§ STORED DATA:
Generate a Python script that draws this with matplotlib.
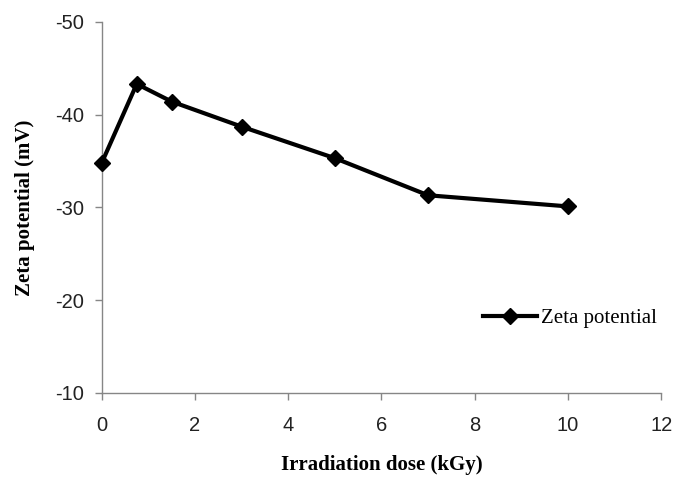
import matplotlib.pyplot as plt

plt.rcParams['axes.unicode_minus'] = False

dose = [0, 0.75, 1.5, 3, 5, 7, 10]
zeta = [-34.8, -43.3, -41.4, -38.7, -35.3, -31.3, -30.1]
xticks = [0, 2, 4, 6, 8, 10, 12]
yticks = [-10, -20, -30, -40, -50]

fig = plt.figure(figsize=(6.83, 4.96), dpi=100)
ax = fig.add_axes([0.149, 0.208, 0.819, 0.748])

ax.plot(dose, zeta, color='black', linewidth=3, marker='D', markersize=8,
        label='Zeta potential', clip_on=False, zorder=5)

ax.set_xlim(0, 12)
ax.set_ylim(-10, -50)
ax.set_xticks(xticks)
ax.set_yticks(yticks)

for s in ['top', 'right']:
    ax.spines[s].set_visible(False)
for s in ['left', 'bottom']:
    ax.spines[s].set_color('#868686')
    ax.spines[s].set_linewidth(1)
ax.tick_params(axis='both', colors='#868686', length=5, width=1,
               labelcolor='#222222', labelsize=14.5)
for lab in ax.get_xticklabels() + ax.get_yticklabels():
    lab.set_family('Liberation Sans')
ax.tick_params(axis='x', pad=12)
ax.tick_params(axis='y', pad=8)

ax.set_xlabel('Irradiation dose (kGy)', family='Liberation Serif',
              fontweight='bold', fontsize=15, labelpad=14)
ax.set_ylabel('Zeta potential (mV)', family='Liberation Serif',
              fontweight='bold', fontsize=15, labelpad=14)

ax.legend(loc='center left', bbox_to_anchor=(0.648, 0.20), frameon=False,
          prop={'family': 'Liberation Serif', 'size': 15},
          handlelength=2.6, handletextpad=0.2)

fig.savefig('out.png', dpi=100)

§ WHAT YOU ARE ASKED TO DO: For the data above, state how many lines contain "matplotlib"; the number is the whole answer.

§ SOLVED EXERCISE: 2